◆ Exercise ◆
Exactly as written, write out the lines below from the first to the one containing "import plotly.graph_objects as go", inclusive. Pictures do not belong in the copy.

◆ Provided data ◆
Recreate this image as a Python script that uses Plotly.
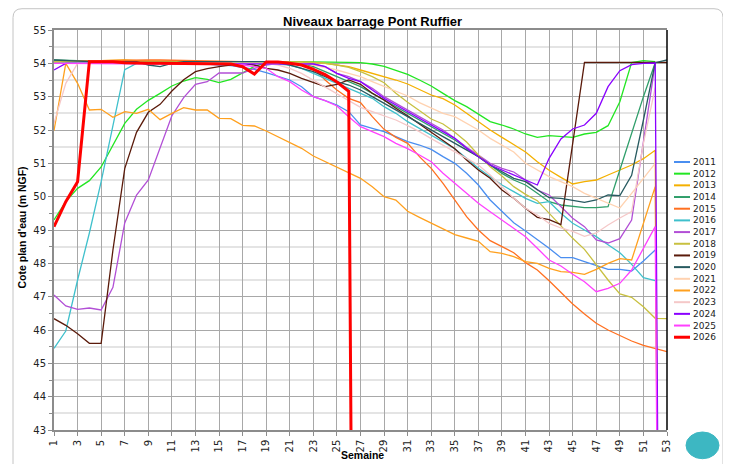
import plotly.graph_objects as go

# ---------------- data ----------------
weeks = list(range(1, 54))
tick_weeks = [1, 3, 5, 7, 9, 11, 13, 15, 17, 19, 21, 23, 25, 27, 29, 31, 33, 35, 37,
              39, 41, 43, 45, 47, 49, 51, 53]
years = ["2011", "2012", "2013", "2014", "2015", "2016", "2017", "2018",
         "2019", "2020", "2021", "2022", "2023", "2024", "2025", "2026"]
colors = ["#4a8ef0", "#22e622", "#f4b000", "#2f9e6a", "#ff7020", "#3fc0cc",
          "#b24fd6", "#c8c040", "#5a1a0a", "#275a60", "#ffd2b0", "#ffa01e",
          "#f5c8c8", "#8a00ff", "#ff40ff", "#ff0000"]

s2011 = [54.02, 54.02, 54.03, 54.03, 54.03, 54.03, 54.02, 54.02, 54.02, 54.0,
         54.0, 54.0, 54.0, 53.98, 53.95, 53.93, 53.88, 53.82, 53.72, 53.6,
         53.5, 53.3, 53.0, 52.88, 52.75, 52.55, 52.15, 52.05, 51.95, 51.8,
         51.65, 51.55, 51.42, 51.2, 51.0, 50.7, 50.35, 49.9, 49.55, 49.22,
         48.97, 48.72, 48.45, 48.17, 48.17, 48.05, 47.93, 47.82, 47.82, 47.77,
         48.07, 48.4, None]
s2012 = [49.3, 49.85, 50.25, 50.48, 50.89, 51.53, 52.2, 52.62, 52.89, 53.1,
         53.32, 53.47, 53.57, 53.52, 53.42, 53.52, 53.71, 53.91, 54.02, 54.05,
         54.05, 54.05, 54.05, 54.05, 54.05, 54.03, 54.02, 53.98, 53.91, 53.8,
         53.67, 53.5, 53.32, 53.1, 52.88, 52.7, 52.48, 52.25, 52.15, 52.03,
         51.88, 51.78, 51.83, 51.8, 51.78, 51.88, 51.93, 52.13, 52.85, 54.02,
         54.08, 54.05, None]
s2013 = [54.05, 54.05, 54.06, 54.07, 54.08, 54.1, 54.1, 54.08, 54.07, 54.06,
         54.05, 54.05, 54.05, 54.04, 54.04, 54.04, 54.04, 54.04, 54.04, 54.04,
         54.04, 54.04, 54.03, 54.0, 53.96, 53.9, 53.8, 53.7, 53.62, 53.5,
         53.38, 53.22, 53.05, 52.94, 52.75, 52.5, 52.25, 52.0, 51.78, 51.55,
         51.34, 51.05, 50.79, 50.58, 50.38, 50.45, 50.5, 50.65, 50.79, 50.95,
         51.14, 51.39, 0]
s2014 = [54.1, 54.1, 54.08, 54.07, 54.06, 54.05, 54.05, 54.05, 54.05, 54.05,
         54.05, 54.05, 54.05, 54.05, 54.05, 54.05, 54.05, 54.05, 54.05, 54.04,
         54.03, 54.0, 53.9, 53.75, 53.6, 53.45, 53.3, 53.1, 52.9, 52.7,
         52.5, 52.3, 52.1, 51.9, 51.7, 51.45, 51.2, 50.95, 50.7, 50.5,
         50.35, 50.1, 49.85, 49.75, 49.7, 49.67, 49.67, 49.7, 50.8, 51.9,
         53.0, 54.02, None]
s2015 = [54.05, 54.05, 54.06, 54.07, 54.08, 54.09, 54.1, 54.1, 54.1, 54.1,
         54.09, 54.08, 54.07, 54.06, 54.05, 54.05, 54.05, 54.05, 54.05, 54.05,
         54.03, 53.98, 53.85, 53.5, 53.2, 52.95, 52.82, 52.4, 52.02, 51.78,
         51.6, 51.2, 50.85, 50.4, 49.9, 49.4, 49.0, 48.68, 48.5, 48.32,
         48.02, 47.8, 47.48, 47.13, 46.78, 46.48, 46.2, 46.0, 45.83, 45.67,
         45.54, 45.45, 45.35]
s2016 = [45.45, 45.97, 47.5, 48.91, 50.45, 52.1, 53.81, 54.0, 54.02, 54.02,
         54.02, 54.02, 54.02, 54.02, 54.02, 54.02, 54.02, 54.0, 54.0, 53.98,
         53.95, 53.85, 53.7, 53.55, 53.4, 53.25, 53.1, 52.95, 52.7, 52.5,
         52.25, 52.05, 51.84, 51.65, 51.44, 51.15, 50.85, 50.6, 50.35, 50.15,
         49.95, 49.8, 49.85, 49.5, 49.2, 49.0, 48.8, 48.56, 48.32, 47.97,
         47.57, 47.48, None]
s2017 = [47.05, 46.72, 46.62, 46.66, 46.6, 47.28, 49.21, 50.05, 50.5, 51.44,
         52.43, 52.97, 53.37, 53.45, 53.71, 53.71, 53.71, 53.85, 53.95, 54.0,
         54.0, 54.0, 53.98, 53.9, 53.7, 53.6, 53.45, 53.25, 53.0, 52.8,
         52.6, 52.4, 52.2, 52.0, 51.75, 51.48, 51.25, 51.0, 50.85, 50.74,
         50.5, 50.2, 50.05, 49.7, 49.35, 49.1, 48.7, 48.61, 48.74, 49.3,
         51.6, 54.0, None]
s2018 = [54.05, 54.05, 54.05, 54.05, 54.05, 54.05, 54.05, 54.05, 54.05, 54.05,
         54.05, 54.05, 54.05, 54.05, 54.05, 54.05, 54.05, 54.05, 54.05, 54.05,
         54.04, 54.04, 54.02, 54.0, 53.95, 53.88, 53.75, 53.6, 53.42, 53.1,
         52.83, 52.58, 52.33, 52.18, 51.93, 51.64, 51.25, 50.9, 50.62, 50.3,
         50.07, 49.88, 49.5, 49.1, 48.75, 48.42, 47.95, 47.5, 47.08, 46.98,
         46.7, 46.35, 46.34]
s2019 = [46.34, 46.14, 45.89, 45.6, 45.6, 48.4, 50.84, 51.93, 52.53, 52.77,
         53.17, 53.51, 53.75, 53.84, 53.9, 53.95, 54.0, 53.95, 53.85, 53.8,
         53.7, 53.55, 53.42, 53.3, 53.37, 53.5, 53.37, 53.1, 52.9, 52.65,
         52.43, 52.18, 51.93, 51.68, 51.44, 51.1, 50.8, 50.55, 50.2, 49.95,
         49.65, 49.38, 49.31, 49.16, 51.6, 54.03, 54.03, 54.03, 54.03, 54.03,
         54.03, 54.03, 54.03]
s2020 = [54.1, 54.08, 54.05, 54.05, 54.05, 54.05, 54.05, 54.05, 53.95, 53.9,
         54.0, 54.05, 54.05, 54.05, 54.05, 54.05, 54.05, 54.05, 54.05, 54.02,
         53.95, 53.85, 53.75, 53.6, 53.45, 53.35, 53.2, 53.0, 52.8, 52.6,
         52.42, 52.22, 52.02, 51.82, 51.62, 51.42, 51.2, 50.95, 50.75, 50.55,
         50.45, 50.2, 49.97, 49.95, 49.9, 49.83, 49.9, 50.05, 50.03, 50.64,
         52.3, 54.02, 54.1]
s2021 = [54.0, 54.0, 54.0, 54.0, 54.0, 54.0, 54.0, 54.0, 54.0, 54.0,
         54.0, 54.0, 54.0, 54.0, 54.0, 54.0, 54.0, 54.0, 54.0, 54.0,
         54.0, 54.0, 53.95, 53.88, 53.8, 53.7, 53.6, 53.45, 53.3, 53.15,
         53.02, 52.82, 52.65, 52.5, 52.4, 52.2, 52.0, 51.75, 51.55, 51.34,
         51.0, 50.8, 50.6, 50.45, 50.3, 50.1, 49.95, 49.8, 49.66, 50.1,
         50.55, 51.0, None]
s2022 = [51.98, 54.0, 53.4, 52.6, 52.62, 52.38, 52.55, 52.5, 52.62, 52.31,
         52.5, 52.67, 52.6, 52.6, 52.35, 52.34, 52.14, 52.12, 51.97, 51.8,
         51.62, 51.45, 51.22, 51.05, 50.87, 50.7, 50.55, 50.3, 50.0, 49.9,
         49.56, 49.38, 49.2, 49.03, 48.86, 48.76, 48.66, 48.35, 48.3, 48.2,
         48.05, 48.0, 47.85, 47.75, 47.73, 47.67, 47.82, 48.0, 48.14, 48.1,
         49.2, 50.3, 0]
s2023 = [52.2, 53.4, 54.0, 54.0, 54.0, 54.0, 54.0, 54.0, 54.0, 54.0,
         54.0, 54.0, 54.0, 54.0, 54.0, 54.0, 54.0, 54.0, 54.0, 53.95,
         53.85, 53.7, 53.5, 53.3, 53.1, 52.9, 52.68, 52.55, 52.43, 52.3,
         52.13, 51.95, 51.74, 51.55, 51.34, 51.15, 50.95, 50.65, 50.3, 49.95,
         49.65, 49.45, 49.2, 49.06, 48.96, 48.81, 48.91, 49.15, 49.36, 49.55,
         51.6, 53.27, None]
s2024 = [53.8, 54.0, 54.0, 54.0, 54.0, 54.0, 54.0, 54.0, 54.0, 54.0,
         54.0, 54.0, 54.0, 54.0, 54.0, 54.0, 54.0, 54.0, 54.0, 54.0,
         54.0, 54.0, 53.98, 53.9, 53.7, 53.55, 53.45, 53.2, 52.95, 52.75,
         52.55, 52.35, 52.15, 51.95, 51.75, 51.45, 51.2, 50.95, 50.8, 50.64,
         50.5, 50.35, 51.15, 51.73, 52.03, 52.15, 52.5, 53.3, 53.78, 53.96,
         54.0, 54.01, 0]
s2025 = [54.0, 54.0, 54.0, 54.0, 54.0, 54.0, 54.0, 54.0, 54.0, 54.0,
         54.0, 54.0, 54.0, 54.0, 54.0, 53.98, 53.95, 53.9, 53.85, 53.6,
         53.45, 53.2, 53.0, 52.88, 52.72, 52.4, 52.1, 51.95, 51.8, 51.6,
         51.44, 51.25, 51.05, 50.7, 50.4, 50.1, 49.8, 49.55, 49.3, 49.05,
         48.8, 48.45, 48.1, 47.92, 47.67, 47.45, 47.15, 47.25, 47.4, 47.8,
         48.45, 49.1, 0]
s2026 = [49.1, 49.85, 50.45, 54.05, 54.05, 54.05, 54.02, 54.0, 54.0, 54.0,
         54.0, 54.0, 54.0, 54.0, 54.0, 53.98, 53.9, 53.68, 54.04, 54.04,
         54.0, 53.95, 53.82, 53.66, 53.44, 53.16, 0, None, None, None,
         None, None, None, None, None, None, None, None, None, None,
         None, None, None, None, None, None, None, None, None, None,
         None, None, None]

series = [s2011, s2012, s2013, s2014, s2015, s2016, s2017, s2018,
          s2019, s2020, s2021, s2022, s2023, s2024, s2025, s2026]

# ---------------- figure geometry ----------------
# the page body has an 8 px margin, so the figure is placed at (8, 8)
OFF = 8
PAGE_L, PAGE_T = 54, 30          # plot area top-left in page pixels
PW, PH = 613, 404                # plot area size
W, H = 731 - OFF, 464 - OFF
L, T = PAGE_L - OFF, PAGE_T - OFF
R, B = W - L - PW, H - T - PH


def fx(px):
    """page x pixel -> paper x"""
    return (px - PAGE_L) / PW


def fy(py):
    """page y pixel -> paper y"""
    return (PAGE_T + PH - py) / PH


fig = go.Figure()
for name, col, vals in zip(years, colors, series):
    fig.add_trace(go.Scatter(
        x=weeks, y=vals, mode="lines", name=name,
        line=dict(color=col, width=3 if name == "2026" else 1.3),
        connectgaps=False, showlegend=False, hoverinfo="x+y+name"))

shapes = []
annotations = []

# right plot border (black)
shapes.append(dict(type="line", xref="paper", yref="paper", x0=1, x1=1, y0=0, y1=1,
                   line=dict(color="#000000", width=1.5), layer="above"))

# outer rounded frame
x0, x1, yt, yb = fx(13), fx(723), fy(8.5), fy(472)
rx, ry = 9 / PW, 9 / PH
frame = (f"M {x0},{yb} L {x0},{yt - ry} Q {x0},{yt} {x0 + rx},{yt} "
         f"L {x1 - rx},{yt} Q {x1},{yt} {x1},{yt - ry} L {x1},{yb}")
shapes.append(dict(type="path", xref="paper", yref="paper", path=frame,
                   line=dict(color="#c4c4c4", width=1)))
# logo blob
shapes.append(dict(type="circle", xref="paper", yref="paper",
                   x0=fx(686), x1=fx(719), y0=fy(463), y1=fy(436),
                   fillcolor="#3db7c2", line=dict(color="#3db7c2", width=1)))

# custom legend
for i, (name, col) in enumerate(zip(years, colors)):
    ypx = 163.3 + i * 11.8
    shapes.append(dict(type="line", xref="paper", yref="paper",
                       x0=fx(674), x1=fx(690), y0=fy(ypx), y1=fy(ypx),
                       line=dict(color=col, width=3 if name == "2026" else 2)))
    annotations.append(dict(xref="paper", yref="paper", x=fx(691), y=fy(ypx),
                            xanchor="left", yanchor="middle", showarrow=False,
                            text=name, font=dict(family="DejaVu Sans", size=9, color="#222222")))

# title and axis titles
annotations.append(dict(xref="paper", yref="paper", x=fx(372), y=fy(21),
                        xanchor="center", yanchor="middle", showarrow=False,
                        text="<b>Niveaux barrage Pont Ruffier</b>",
                        font=dict(family="Liberation Sans", size=13, color="#000000")))
annotations.append(dict(xref="paper", yref="paper", x=fx(22.5), y=fy(230),
                        xanchor="center", yanchor="middle", showarrow=False, textangle=-90,
                        text="<b>Cote plan d'eau (m NGF)</b>",
                        font=dict(family="Liberation Sans", size=10.5, color="#000000")))
annotations.append(dict(xref="paper", yref="paper", x=fx(362), y=fy(451),
                        xanchor="center", yanchor="top", showarrow=False,
                        text="<b>Semaine</b>",
                        font=dict(family="Liberation Sans", size=10.5, color="#000000")))

fig.update_layout(
    width=W, height=H, autosize=False,
    margin=dict(l=L, r=R, t=T, b=B, pad=0),
    paper_bgcolor="#ffffff", plot_bgcolor="#ffffff",
    showlegend=False,
    shapes=shapes, annotations=annotations,
    xaxis=dict(
        range=[1, 53], tickmode="array", tickvals=tick_weeks,
        ticktext=[str(w) for w in tick_weeks], tickangle=-90,
        tickfont=dict(family="DejaVu Sans", size=10, color="#222222"),
        showgrid=True, gridcolor="#a8a8a8", gridwidth=1,
        showline=True, linecolor="#8c8c8c", linewidth=1.5, mirror=True,
        ticks="outside", ticklen=4, tickcolor="#8c8c8c", zeroline=False,
    ),
    yaxis=dict(
        range=[43, 55], tickmode="linear", tick0=43, dtick=1,
        tickfont=dict(family="DejaVu Sans", size=10, color="#222222"),
        showgrid=True, gridcolor="#a8a8a8", gridwidth=1,
        showline=True, linecolor="#8c8c8c", linewidth=2,
        ticks="outside", ticklen=4, tickcolor="#8c8c8c", zeroline=False,
        minor=dict(dtick=0.5, showgrid=True, gridcolor="#e4e4e4", gridwidth=2,
                   ticks="outside", ticklen=3, tickcolor="#8c8c8c"),
    ),
)

fig.write_html("out.html")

◆ The response ◆
Recreate this image as a Python script that uses Plotly.
import plotly.graph_objects as go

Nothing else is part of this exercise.